そのために、系統電力需要量に対応する電源構成において、国内再エネ由来の電源が実質的に100% となるシナリオを含む6つのシナリオ(RE60海外水素、RE100、RE100α、RE90α、RE100β、RE90β)を構築した 。電力需要量を算定の際には、すべての部門で電化が飛躍的に進むとともに、電化が難しい部門では水素利用が進み、化石燃料を使用しないことを想定した。なお、RE60海外水素シナリオ以外では、既存の高圧ガス導管ネットワークが水素流通用に整備されることで、水素専焼火力発電、水素製造設備、水素地下貯蔵施設間で水素の流通が可能となり、安定的な国内グリーン水素の日本各地への供給が可能になると想定した。これらのシナリオに対して、1時間毎の潮流計算によるメリットオーダー方式発電指令による広域電力系統運用(以下、「実潮流に基づく電力系統運用」という)を想定する電力系統シミュレーションを上位2系統の送電線の運用容量による制約条件を考慮して行った。

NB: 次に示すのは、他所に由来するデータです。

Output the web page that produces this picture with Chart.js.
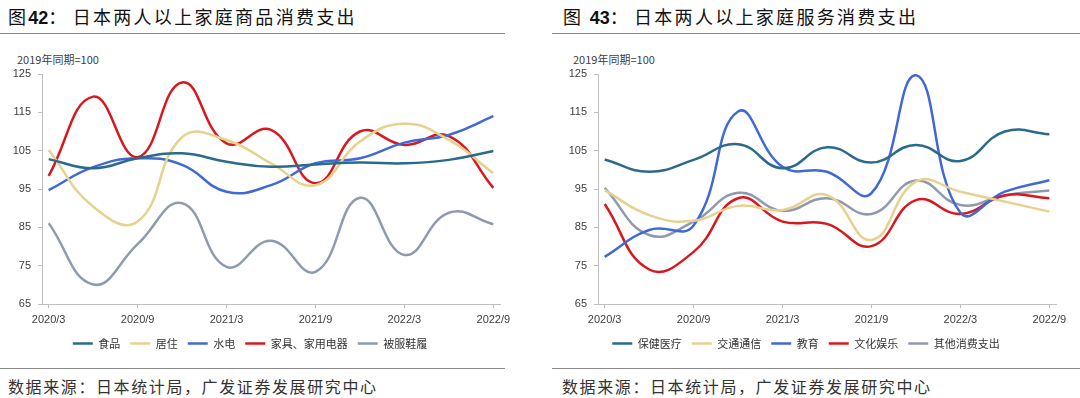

分析の結果、国内グリーン水素を製造する際には、電力系統内の余剰再エネも用いて水素製造することで、再エネの出力抑制率を5%以下に抑えつつ、国内再エネ比率を実質的に100%まで高められる可能性を示すことができた。この場合、EVは、再エネの短期の出力変動に対する大きな柔軟性供給力となることが確認できた。さらに、産業部門や運輸部門のエネルギー用途の水素を、電力系統の需要とディマンドレスポンスとして連動して製造することで、水素専焼火力の発電電力量を抑えられることが確認できた。また、再エネの発電電力量が少ない時間帯が多い季節における電力供給など、数か月単位の長期の変動に対応するには、グリーン水素製造・貯蔵及び水素専焼火力のような大量かつ長期にエネルギーを保存・供給する設備が必要であることが明らかとなった。仮に、これらの水素を製造場所近辺の新潟及び磐城沖休廃止ガス田に地下貯蔵する場合、本分析で想定したガス田の貯蔵能力は、水素の貯蔵必要量よりも十分に大きいことが確認された。国内グリーン水素製造需要が大きいというシナリオにおいては、電力の広域融通の傾向は強まることが示された。


今後の課題として、水素専焼火力発電と水素製造装置の設備容量の経済性を考慮した最適化、洋上風力の出力パターンの精緻化、生産プロセスの革新、人々の移動の変化、人々の消費嗜好の変化を考慮した電力需要量や水素需要量のシナリオ化などがある。